Una clip del film Sbatti il mostro in prima pagina 

una voce pacata e definitiva

Ma quello che rimane impresso di Sbatti il mostro in prima pagina è forse il debordante ruolo interpretato da Volontè, che ancora una volta ci restituisce una figura umana la cui ambiguità non avrà forse la caratura dell’ispettore di Indagine su un cittadino al di sopra di ogni sospetto, ma è comunque un’ulteriore manifestazione di quel potere nascosto tra le pieghe degli organi che dovrebbero rappresentare spazi di garanzia per gli individui, in cui tutto viene invece smentito e sovvertito a seconda delle esigenze del superiore di turno. Bizanti è un manipolatore che sfrutta le persone e le situazioni con abilità machiavellica, e lo dimostra seducendo intellettualmente la frustrata e innamorata delusa Rita Zigai (Laura Betti), tanto da riuscire a trasformarla nella carnefice stessa del potenziale mostro da dare in pasto all’opinione pubblica, per poi sincerarsi ed assicurarsi che quello vero rimanga dormiente nella sua follia per il tempo necessario a conservare quella facciata di apparente verità. Che forse non verrà mai disvelata, neppure dagli allegorici rifiuti della città, vista in alcuni momenti rievocativi del delitto nei suoi aspetti paesaggistici più vicini alla pittura di Sironi, quale sintesi geografica di una desolazione umana a cui nessuno sembra poter sfuggire.

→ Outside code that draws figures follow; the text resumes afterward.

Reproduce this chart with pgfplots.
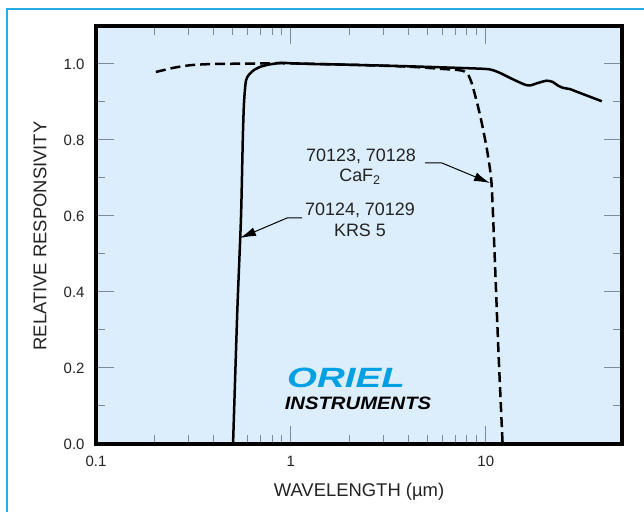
\documentclass[border=0pt]{standalone}
\usepackage{pgfplots}
\pgfplotsset{compat=1.18}
\usepackage{fontspec}
\setmainfont{Liberation Sans}
\usetikzlibrary{arrows.meta}
\definecolor{bgblue}{RGB}{220,238,251}
\definecolor{framecyan}{RGB}{41,171,226}
\definecolor{orielblue}{RGB}{0,160,227}
\definecolor{txt}{RGB}{35,35,35}
\definecolor{tickgray}{RGB}{125,138,150}
\begin{document}
\begin{tikzpicture}
\path[use as bounding box, fill=white] (0,0) rectangle (644bp,512bp);
\draw[framecyan, line width=1.5bp] (7bp,0) -- (7bp,503bp) -- (644bp,503bp);
\begin{axis}[
  scale only axis, width=526bp, height=418bp,
  at={(96bp,68bp)}, anchor=south west,
  xmode=log, xmin=0.1, xmax=50, ymin=0, ymax=1.1,
  axis background/.style={fill=bgblue},
  axis line style={line width=3.5bp, black},
  xtick={0.1,1,10}, xticklabels={0.1,1,10},
  ytick={0,0.2,0.4,0.6,0.8,1.0},
  yticklabels={0.0,0.2,0.4,0.6,0.8,1.0},
  minor ytick={0.1,0.3,0.5,0.7,0.9},
  tick align=inside,
  major tick length=18bp, minor tick length=9bp,
  every tick/.style={tickgray, line width=1bp},
  tick label style={font=\fontsize{15}{18}\selectfont, text=txt},
  yticklabel style={anchor=east, xshift=-8bp},
  xticklabel style={anchor=north, yshift=-9bp},
  clip=true,
]
\addplot[black, line width=2.5bp, smooth, tension=0.4] coordinates {
(0.505,0) (0.531,0.35) (0.555,0.6) (0.567,0.81) (0.575,0.9) (0.588,0.956)
(0.61,0.972) (0.646,0.984) (0.70,0.993) (0.762,0.998) (0.89,1.003) (1.0,1.002)
(1.31,1.0) (2,0.998) (4,0.994) (7,0.99) (10,0.987) (11,0.983) (12,0.975)
(14,0.958) (16,0.945) (17,0.944) (18.5,0.95) (20.5,0.956) (22,0.953)
(23.5,0.943) (25,0.937) (27,0.934) (30,0.925) (35,0.912) (39.4,0.902)
};
\addplot[black, line width=2.5bp, dash pattern=on 10bp off 5bp, smooth, tension=0.4] coordinates {
(0.203,0.979) (0.25,0.99) (0.307,0.997) (0.4,1.0) (0.6,1.001) (0.9,1.002)
(2,0.998) (4,0.993) (6,0.987) (7.27,0.984) (7.8,0.98) (8.1,0.973) (8.4,0.955)
(8.6,0.938) (9.0,0.9) (9.4,0.86) (9.8,0.815) (10.2,0.767) (10.7,0.687)
(11.1,0.5) (11.6,0.25) (12.2,0)
};
\end{axis}
% axis labels
\node[text=txt, font=\fontsize{18.5}{22}\selectfont] at (359bp,20bp) {WAVELENGTH (µm)};
\node[text=txt, rotate=90, font=\fontsize{18.5}{22}\selectfont] at (40bp,276bp) {RELATIVE RESPONSIVITY};
% annotations
\node[text=txt, font=\fontsize{18}{21}\selectfont] at (361bp,356bp) {70123, 70128};
\node[text=txt, font=\fontsize{18}{21}\selectfont] at (360bp,335bp) {CaF\textsubscript{2}};
\node[text=txt, font=\fontsize{18}{21}\selectfont] at (360bp,302bp) {70124, 70129};
\node[text=txt, font=\fontsize{18}{21}\selectfont] at (360bp,282bp) {KRS 5};
\draw[black, line width=1bp, -{Latex[length=16bp,width=9bp]}] (425bp,349bp) -- (442bp,349bp) -- (490bp,329bp);
\draw[black, line width=1bp, -{Latex[length=16bp,width=9bp]}] (302bp,294bp) -- (287bp,294bp) -- (240bp,274bp);
% logo
\node[text=orielblue, font=\fontsize{28}{30}\selectfont\bfseries\itshape, xscale=1.38] at (346bp,134bp) {ORIEL};
\node[text=black, font=\fontsize{18}{20}\selectfont\bfseries\itshape, xscale=1.13] at (358bp,108.5bp) {INSTRUMENTS};
\end{tikzpicture}
\end{document}
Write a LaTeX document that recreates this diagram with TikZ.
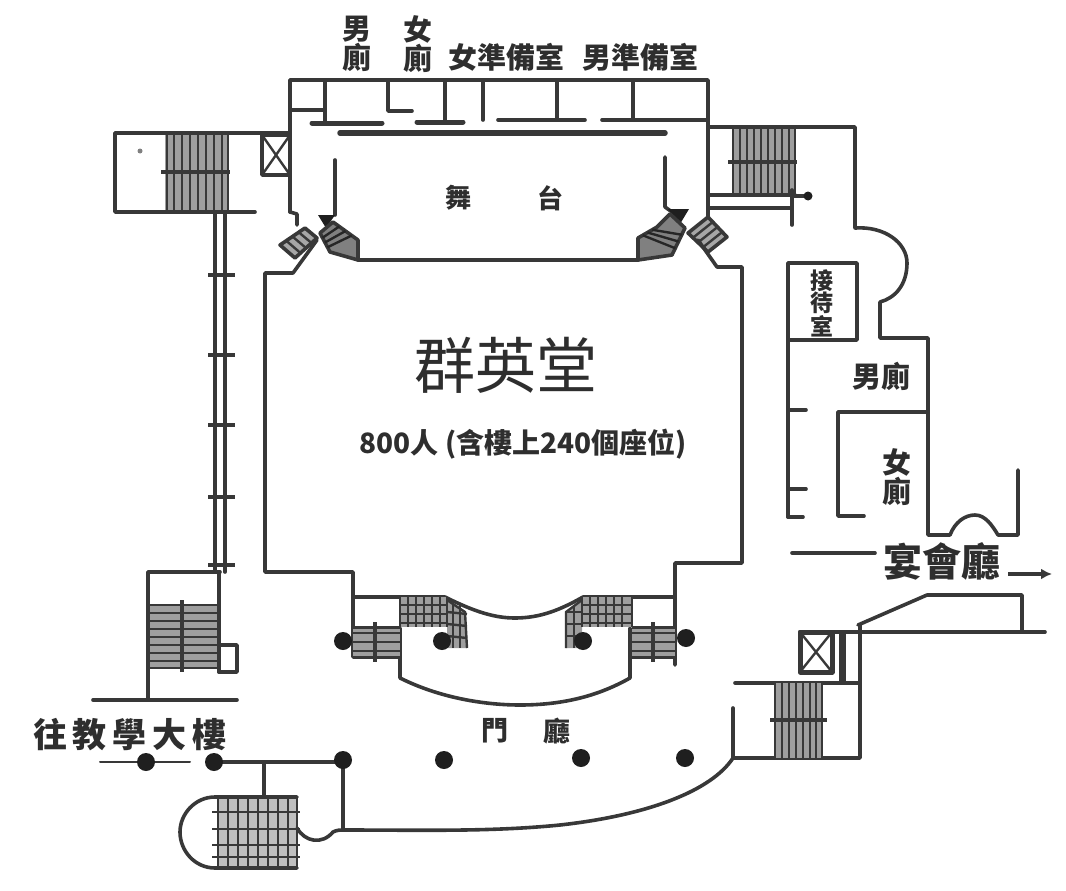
\documentclass[tikz,border=0pt]{standalone}
\usepackage{fontspec}
\newfontfamily\cjk{Noto Sans CJK TC}
\usetikzlibrary{arrows.meta,calc}
\definecolor{wallc}{HTML}{383838}
\tikzset{
 wall/.style={draw=wallc,line width=3.6pt,line join=round,line cap=round},
 tread/.style={draw=wallc,line width=2.4pt},
 rail/.style={draw=wallc,line width=3.2pt},
 stairbg/.style={fill=black!38,draw=none},
 col/.style={circle,fill=black!88,draw=none,minimum size=18pt,inner sep=0pt},
 lab/.style={inner sep=0pt,text=black!82,align=center},
}
\newcommand{\lab}[1]{\fontsize{#1}{#1}\selectfont\cjk\bfseries}
\begin{document}
\begin{tikzpicture}[x=1pt,y=-1pt]
\useasboundingbox (0,0) rectangle (1066,891);
% ---------- top rooms
\draw[wall] (290,212) -- (290,80) -- (708,80) -- (708,217);
\draw[wall] (290,110) -- (325,110);
\draw[wall] (325,80) -- (325,122);
\draw[wall,line width=5pt] (312,123) -- (382,123);
\draw[wall] (388,80) -- (388,111) -- (412,111);
\draw[wall] (445,80) -- (445,122);
\draw[wall,line width=5pt] (417,122) -- (463,122);
\draw[wall] (483,80) -- (483,120);
\draw[wall] (557,80) -- (557,120);
\draw[wall] (633,80) -- (633,120);
\draw[wall] (498,120) -- (585,120);
\draw[wall] (602,120) -- (708,120);
\draw[wall,line width=5.5pt] (340,133) -- (665,133);
% ---------- stage
\draw[wall] (335,160) -- (335,215);
\draw[wall] (665,157) -- (665,207) -- (672,212);
\fill[black!88] (318,215) -- (335,215) -- (326,228) -- cycle;
\fill[black!88] (668,209) -- (689,209) -- (680,224) -- cycle;
\draw[wall] (358,260) -- (638,260);
% diagonal stage stairs
\draw[wall,fill=black!50] (320,233) -- (333,222) -- (358,240) -- (358,260) -- (330,252) -- cycle;
\draw[wall,fill=black!50] (638,260) -- (638,238) -- (657,227) -- (670,214) -- (685,228) -- (672,255) -- cycle;
\foreach \t in {0.25,0.5,0.75}{
 \draw[tread,draw=black!85] ($(320,233)!\t!(330,252)$) -- ($(333,222)!\t!(358,240)$);
 \draw[tread,draw=black!85] ($(657,227)!\t!(638,238)$) -- ($(685,228)!\t!(672,255)$);
}
\draw[wall,fill=black!35] (280,245) -- (305,228) -- (317,238) -- (295,258) -- cycle;
\draw[wall,fill=black!35] (688,233) -- (708,217) -- (727,237) -- (708,252) -- cycle;
\foreach \t in {0.25,0.5,0.75}{
 \draw[tread] ($(280,245)!\t!(305,228)$) -- ($(295,258)!\t!(317,238)$);
 \draw[tread] ($(688,233)!\t!(708,252)$) -- ($(708,217)!\t!(727,237)$);
}
\draw[wall] (290,212) -- (297,214) -- (297,225);
% ---------- main hall
\draw[wall] (317,240) -- (293,273) -- (265,273) -- (265,572) -- (353,572) -- (353,657) -- (400,657);
\draw[wall] (698,240) -- (717,267) -- (742,267) -- (742,563) -- (675,563) -- (675,665);
\draw[wall] (353,597) -- (445,597) .. controls (475,612) and (495,618) .. (515,618) .. controls (540,618) and (560,610) .. (583,597) -- (675,597);
% inner lobby
\draw[wall] (400,628) -- (400,678) .. controls (440,698) and (485,705) .. (520,705) .. controls (565,705) and (600,695) .. (630,678) -- (630,628);
% lobby stairs
\fill[stairbg] (400,597) rectangle (447,627);
\fill[stairbg] (353,627) rectangle (400,657);
\fill[stairbg] (582,597) rectangle (632,627);
\fill[stairbg] (632,627) rectangle (675,657);
\fill[stairbg] (447,600) -- (465,612) -- (467,648) -- (447,648) -- cycle;
\fill[stairbg] (582,600) -- (566,612) -- (566,648) -- (582,648) -- cycle;
\foreach \y in {605,614,623}{\draw[tread] (400,\y) -- (447,\y);}
\foreach \x in {400,408,416,424,432,440,447}{\draw[tread] (\x,597) -- (\x,627);}
\foreach \y in {633,642,651}{\draw[tread] (353,\y) -- (400,\y);}
\draw[rail] (375,622) -- (375,662);
\draw[tread,line width=3pt] (353,627) -- (400,627) (353,657) -- (400,657);
\draw[tread] (447,600) -- (465,612) -- (467,648);
\foreach \y in {612,624,636}{\draw[tread] (447,\y) -- (467,\y+2);}
\foreach \x in {453,460}{\draw[tread] (\x,604) -- (\x,648);}
\foreach \y in {605,614,623}{\draw[tread] (582,\y) -- (632,\y);}
\foreach \x in {582,590,598,606,614,622,632}{\draw[tread] (\x,597) -- (\x,627);}
\foreach \y in {633,642,651}{\draw[tread] (632,\y) -- (675,\y);}
\draw[rail] (653,622) -- (653,662);
\draw[tread,line width=3pt] (632,627) -- (675,627) (632,657) -- (675,657);
\draw[tread] (582,600) -- (566,612) -- (566,648);
\foreach \y in {612,624,636}{\draw[tread] (566,\y) -- (582,\y);}
\draw[tread] (574,606) -- (574,648);
% ---------- left upper stair
\fill[stairbg] (165,133) rectangle (228,212);
\draw[wall] (290,133) -- (115,133) -- (115,212) -- (255,212);
\foreach \x in {167,174,182,190,198,206,214,222,228}{\draw[tread] (\x,133) -- (\x,212);}
\draw[rail] (161,172) -- (230,172);
\fill[black!50] (140,151) circle (2.5pt);
\draw[wall] (262,135) rectangle (290,175);
\draw[wall,line width=2.4pt] (262,135) -- (290,175) (290,135) -- (262,175);
% ---------- corridor
\draw[wall] (215,212) -- (215,572);
\draw[wall] (225,212) -- (225,572);
\foreach \y in {275,355,425,497,565}{\draw[rail,line width=4.5pt] (208,\y) -- (235,\y);}
% ---------- left lower stair
\fill[stairbg] (148,605) rectangle (219,668);
\draw[wall] (220,572) -- (148,572) -- (148,700);
\draw[wall] (219,572) -- (219,672);
\draw[wall] (219,645) -- (237,645) -- (237,672) -- (219,672);
\foreach \y in {605,613,621,629,637,645,653,661,668}{\draw[tread] (148,\y) -- (219,\y);}
\draw[rail] (182,600) -- (182,672);
\draw[wall] (93,700) -- (237,700);
% ---------- right upper stair
\fill[stairbg] (733,127) rectangle (795,195);
\draw[wall] (708,127) -- (855,127) -- (855,228) .. controls (885,226) and (907,243) .. (907,263) .. controls (907,285) and (895,298) .. (880,302) -- (880,338) -- (928,338) -- (928,535) -- (950,535) .. controls (955,522) and (965,515) .. (975,515) .. controls (985,515) and (992,525) .. (998,535) -- (1018,535) -- (1018,470);
\foreach \x in {733,740,747,754,761,768,775,782,789,795}{\draw[tread] (\x,127) -- (\x,195);}
\draw[rail] (728,162) -- (797,162);
\draw[wall] (708,195) -- (795,195);
\draw[wall] (708,208) -- (790,208);
\draw[wall] (792,190) -- (792,225);
\draw[wall] (792,196) -- (806,196);
\fill[black!88] (808,196) circle (4.5pt);
% ---------- right rooms
\draw[wall] (788,517) -- (788,263) -- (857,263) -- (857,340) -- (788,340);
\draw[wall] (788,410) -- (806,410);
\draw[wall] (788,489) -- (806,489);
\draw[wall] (788,517) -- (803,517);
\draw[wall] (928,412) -- (838,412) -- (838,516) -- (864,516);
% ---------- banquet passage
\draw[wall] (792,553) -- (875,553);
\draw[wall] (858,625) -- (927,595) -- (1022,595) -- (1022,632);
\draw[wall] (800,632) -- (1045,632);
\draw[wall,line width=5pt] (800,632) rectangle (832,672);
\draw[wall,line width=2.4pt] (800,632) -- (832,672) (832,632) -- (800,672);
\draw[wall,line width=7pt,line cap=butt] (842,632) -- (842,682);
\draw[wall] (860,625) -- (860,758) -- (733,758) -- (733,708);
\draw[wall] (735,683) -- (860,683);
\fill[stairbg] (775,683) rectangle (822,758);
\foreach \x in {775,782,789,796,803,810,816,822}{\draw[tread] (\x,683) -- (\x,758);}
\draw[rail] (770,720) -- (827,720);
% ---------- lobby outer
\draw[wall] (733,758) .. controls (712,790) and (650,815) .. (560,825) .. controls (490,832) and (420,830) .. (343,830);
\draw[wall] (214,762) -- (343,762) -- (343,830);
\draw[wall,line width=2pt] (100,762) -- (190,762);
\draw[wall] (264,762) -- (264,797);
% bottom stair
\fill[stairbg,fill=black!25] (218,797) rectangle (297,868);
\draw[wall] (297,797) -- (215,797) .. controls (195,797) and (180,814) .. (180,832) .. controls (180,851) and (195,868) .. (215,868) -- (297,868);
\foreach \x in {218,228,238,248,258,268,278,288,297}{\draw[tread] (\x,797) -- (\x,868);}
\foreach \y in {812,829,845,857}{\draw[tread] (212,\y) -- (300,\y);}
\draw[wall] (297,828) .. controls (305,842) and (322,845) .. (333,832) .. controls (337,830) and (340,830) .. (343,830);
% ---------- columns
\node[col] (c1) at (343,641) {};
\node[col] (c2) at (442,641) {};
\node[col] (c3) at (583,641) {};
\node[col] (c4) at (686,638) {};
\node[col] (c5) at (343,760) {};
\node[col] (c6) at (444,760) {};
\node[col] (c7) at (581,758) {};
\node[col] (c8) at (685,758) {};
\node[col] (c9) at (146,762) {};
\node[col] (c10) at (214,762) {};
% ---------- labels
\node[lab] (t1) at (357,44) {\lab{29}男\\\lab{29}廁};
\node[lab] (t2) at (418,44) {\lab{29}女\\\lab{29}廁};
\node[lab] (t3) at (506,57) {\lab{29}女準備室};
\node[lab] (t4) at (640,57) {\lab{29}男準備室};
\node[lab] (t5) at (458,198) {\lab{26}舞};
\node[lab] (t6) at (550,198) {\lab{26}台};
\node[lab] (t7) at (506,365) {\fontsize{61}{61}\selectfont\cjk 群英堂};
\node[lab] (t8) at (523,444) {\lab{28}800人 (含樓上240個座位)};
\node[lab] (t9) at (822,303) {\lab{23}接\\\lab{23}待\\\lab{23}室};
\node[lab] (t10) at (881,376) {\lab{29}男廁};
\node[lab] (t11) at (897,477) {\lab{29}女\\\lab{29}廁};
\node[lab] (t12) at (942,561) {\lab{39}宴會廳};
\node[lab] (t13) at (495,731) {\lab{27}門};
\node[lab] (t14) at (557,731) {\lab{27}廳};
\node[lab] (t15) at (130,735) {\lab{34}往\hspace{6pt}教\hspace{6pt}學\hspace{6pt}大\hspace{6pt}樓};
% arrow
\coordinate (a1) at (1008,574);
\coordinate (a2) at (1052,574);
\draw[wall,-{Latex[length=11pt,width=11pt]},line cap=butt] (a1) -- (a2);
\end{tikzpicture}
\end{document}
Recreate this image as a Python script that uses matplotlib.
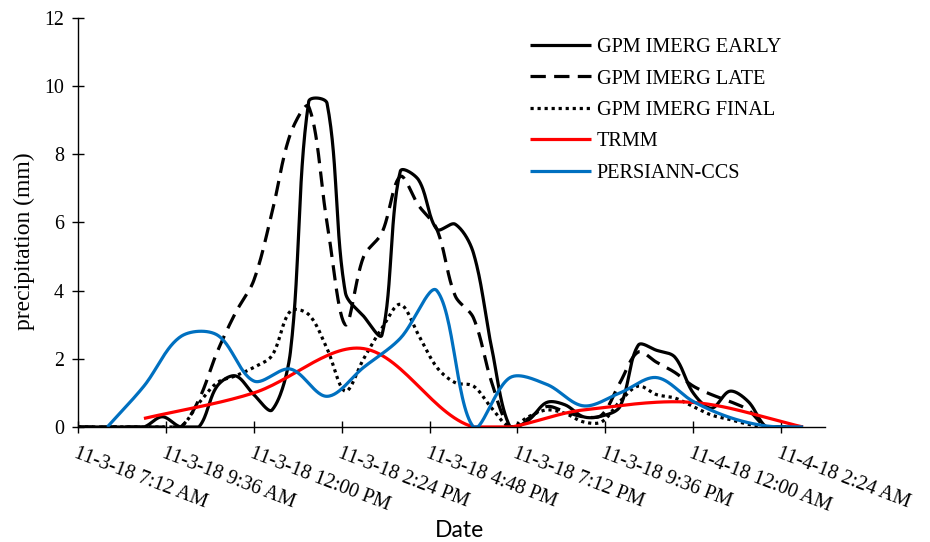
"""Satellite precipitation estimates, 3-4 Nov 2018, smoothed line chart."""

import numpy as np
import matplotlib
matplotlib.use("Agg")
import matplotlib.pyplot as plt


OUT_PATH = "out.png"
DPI      = 100

# ── Global typography & style ─────────────────────────────────────────────────
matplotlib.rcParams.update({
    "font.family":       "serif",
    "font.serif":        ["Liberation Serif", "DejaVu Serif"],
    "font.size":         14.4,
    "axes.linewidth":    1.0,
    "axes.spines.top":   False,
    "axes.spines.right": False,
})

# ── Data (x = hours after 11-3-18 00:00) ──────────────────────────────────────
GPM_HOURS = [
    7.0, 7.5, 8.0, 8.5, 9.0, 9.5, 10.0, 10.5, 11.0, 11.5,
    12.0, 12.5, 13.0, 13.5, 14.0, 14.5, 15.0, 15.5, 16.0, 16.5,
    17.0, 17.5, 18.0, 18.5, 19.0, 19.5, 20.0, 20.5, 21.0, 21.5,
    22.0, 22.5, 23.0, 23.5, 24.0, 24.5, 25.0, 25.5, 26.0, 26.5, 27.0,
]
GPM_EARLY = [
    0, 0, 0, 0, 0, 0.3, 0, 0, 1.2, 1.5,
    0.95, 0.5, 2.2, 9.55, 9.5, 3.95, 3.25, 2.7, 7.5, 7.25,
    5.8, 5.95, 5.1, 2.3, 0, 0.2, 0.72, 0.65, 0.3, 0.32,
    0.6, 2.4, 2.25, 2.05, 1.0, 0.55, 1.05, 0.75, 0, 0, 0,
]
GPM_LATE = [
    0, 0, 0, 0, 0, 0, 0, 0.8, 2.2, 3.35,
    4.3, 6.3, 8.6, 9.4, 6.0, 3.0, 5.0, 5.7, 7.35, 6.5,
    5.8, 3.85, 3.2, 1.3, 0, 0.25, 0.6, 0.45, 0.3, 0.35,
    1.3, 2.2, 1.9, 1.6, 1.2, 0.95, 0.75, 0.5, 0, 0, 0,
]
GPM_FINAL = [
    0, 0, 0, 0, 0, 0, 0, 0.7, 1.3, 1.5,
    1.75, 2.1, 3.4, 3.3, 2.3, 1.05, 2.0, 2.9, 3.6, 2.7,
    1.75, 1.3, 1.2, 0.55, 0, 0.3, 0.5, 0.4, 0.15, 0.15,
    0.75, 1.2, 0.95, 0.85, 0.6, 0.35, 0.22, 0.08, 0, 0, 0,
]

TRMM_HOURS = [9, 12, 15, 18, 21, 24, 27]
TRMM       = [0.25, 1.0, 2.3, 0, 0.5, 0.72, 0]

CCS_HOURS = [
    8, 9, 10, 11, 12, 13, 14, 15, 16, 17,
    18, 19, 20, 21, 22, 23, 24, 25, 26, 27,
]
PERSIANN_CCS = [
    0, 1.2, 2.65, 2.7, 1.35, 1.7, 0.9, 1.75, 2.6, 4.0,
    0, 1.45, 1.25, 0.62, 1.0, 1.45, 0.75, 0.28, 0.03, 0,
]

TICK_HOURS  = [7.2, 9.6, 12.0, 14.4, 16.8, 19.2, 21.6, 24.0, 26.4]
TICK_LABELS = [
    "11-3-18 7:12 AM", "11-3-18 9:36 AM", "11-3-18 12:00 PM",
    "11-3-18 2:24 PM", "11-3-18 4:48 PM", "11-3-18 7:12 PM",
    "11-3-18 9:36 PM", "11-4-18 12:00 AM", "11-4-18 2:24 AM",
]

BLUE = "#0070C0"
RED  = "#FF0000"


# ── Helpers ───────────────────────────────────────────────────────────────────

def smooth(ax, xs, ys, n=30):
    """Excel-like smoothed line: Bezier through every point, with control
    arms scaled by neighbouring chord lengths (in screen space)."""
    pts = ax.transData.transform(np.column_stack([xs, ys]).astype(float))
    pad = np.vstack([pts[:1], pts, pts[-1:]])
    t = np.linspace(0, 1, n, endpoint=False)[:, None]
    out = []
    for i in range(len(pts) - 1):
        p0, p1, p2, p3 = pad[i], pad[i + 1], pad[i + 2], pad[i + 3]
        d01 = np.hypot(*(p1 - p0))
        d12 = np.hypot(*(p2 - p1))
        d23 = np.hypot(*(p3 - p2))
        c1 = p1 + (p2 - p0) * (d12 / max(d01 + d12, 1e-9)) / 3
        c2 = p2 - (p3 - p1) * (d12 / max(d12 + d23, 1e-9)) / 3
        seg = ((1 - t) ** 3) * p1 + 3 * ((1 - t) ** 2) * t * c1 \
            + 3 * (1 - t) * t ** 2 * c2 + t ** 3 * p2
        out.append(seg)
    out.append(pts[-1:])
    curve = ax.transData.inverted().transform(np.vstack(out))
    return curve[:, 0], np.maximum(curve[:, 1], 0)


def main() -> None:
    fig = plt.figure(figsize=(9.30, 5.42), dpi=DPI)
    ax = fig.add_axes([0.0839, 0.2122, 0.8032, 0.7546])
    ax.set_xlim(7.2, 27.6)
    ax.set_ylim(0, 12)

    series = [
        (GPM_HOURS, GPM_EARLY, "GPM IMERG EARLY", dict(color="black", linestyle="-")),
        (GPM_HOURS, GPM_LATE, "GPM IMERG LATE", dict(color="black", dashes=(4.8, 2.6))),
        (GPM_HOURS, GPM_FINAL, "GPM IMERG FINAL", dict(color="black", linestyle=(0, (1, 1.2)))),
        (TRMM_HOURS, TRMM, "TRMM", dict(color=RED, linestyle="-")),
        (CCS_HOURS, PERSIANN_CCS, "PERSIANN-CCS", dict(color=BLUE, linestyle="-")),
    ]
    for xs, ys, label, style in series:
        sx, sy = smooth(ax, xs, ys)
        ax.plot(sx, sy, label=label, linewidth=2.3, solid_capstyle="butt", **style)

    ax.set_yticks(range(0, 13, 2))
    ax.set_xticks(TICK_HOURS)
    ax.set_xticklabels(TICK_LABELS, rotation=-21, ha="left", va="top",
                       rotation_mode="anchor", fontsize=14.6)
    ax.tick_params(axis="both", direction="inout", length=8.5, width=1.0)
    ax.tick_params(axis="y", pad=6, labelsize=14.4)
    ax.tick_params(axis="x", pad=8)

    ax.set_ylabel("precipitation (mm)", fontsize=17, va="center")
    ax.yaxis.set_label_coords(-0.0723, 0.455)
    ax.set_xlabel("Date", fontsize=16.5, family=["Lato", "DejaVu Sans"])
    ax.xaxis.set_label_coords(0.511, -0.227)

    ax.legend(
        loc="upper left",
        bbox_to_anchor=(530 / 930, 1 - 38 / 542),
        bbox_transform=fig.transFigure,
        frameon=False,
        fontsize=14.6,
        borderpad=0,
        borderaxespad=0,
        handlelength=3.0,
        handletextpad=0.3,
        labelspacing=0.6,
    )

    fig.savefig(OUT_PATH, dpi=DPI)
    plt.close(fig)


if __name__ == "__main__":
    main()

Alberto Moravia disse a proposito del film: “Questo film, che Bellocchio ha ereditato da un altro regista, fa pensare ad un affresco soltanto in piccola parte dipinto e per il resto appena abbozzato (…). Gian Maria Volonté, nella parte improbabile del direttore del giornale riesce tuttavia a creare un personaggio molto vivo, insieme corrotto e conscio della propria corruzione.”